The mentioned participants really belong to the field. People working on voice separation could be added, such as Feng, Zhuang & Pan and Tsai & Wang.
The test data are also relevant and seem easy to obtain. The RWC database could also provide some data. However I don't think that data synthesized from MIDI can be used (to avoid the "MIDI-producer" detection).

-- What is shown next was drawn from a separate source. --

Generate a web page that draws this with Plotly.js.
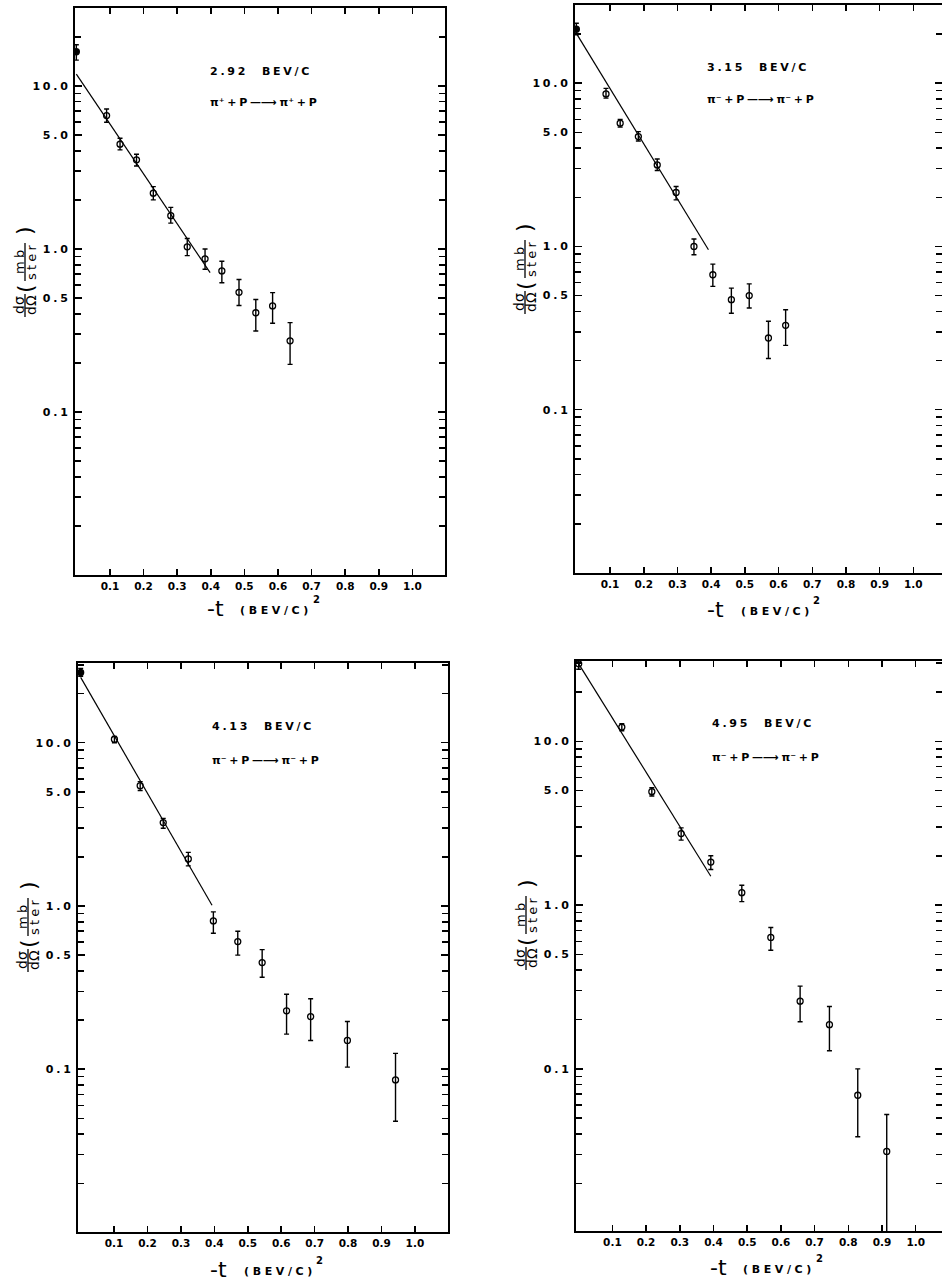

My main concern is about the range of genres spanned by the data. Indeed, if most data come from different genres, the problem becomes far easier and less relevant. I believe that artist identification and artist similarity (which is close to genre classification) are very different queries, and that artist identification is relevant only within a given genre. Thus I would like to perform the evaluation on one of two sets of artists belonging to a single genre (say classical or rock) and containing some very similar artists (say Mozart/Haydn/Gluck or The beatles/The rolling stones/The who).
Downie's Comments
Review #2 does raise the interesting point of too much spread in the "genre" aspect. I do see how it could turn into a genre task if not thought out. Would be interesting to also add in the idea of "covers": same pieces but performed by different artists. Maybe, if possible, a mix of "live" and "studio" recordings of same pieces if available?
Some questions:
1. Why PCM? Why mono? Why not MP3? Am being a bit of a weeny, but I am interested.
2. Do we **really* need to supply the training set? Being both provocative and pragmatic with this question.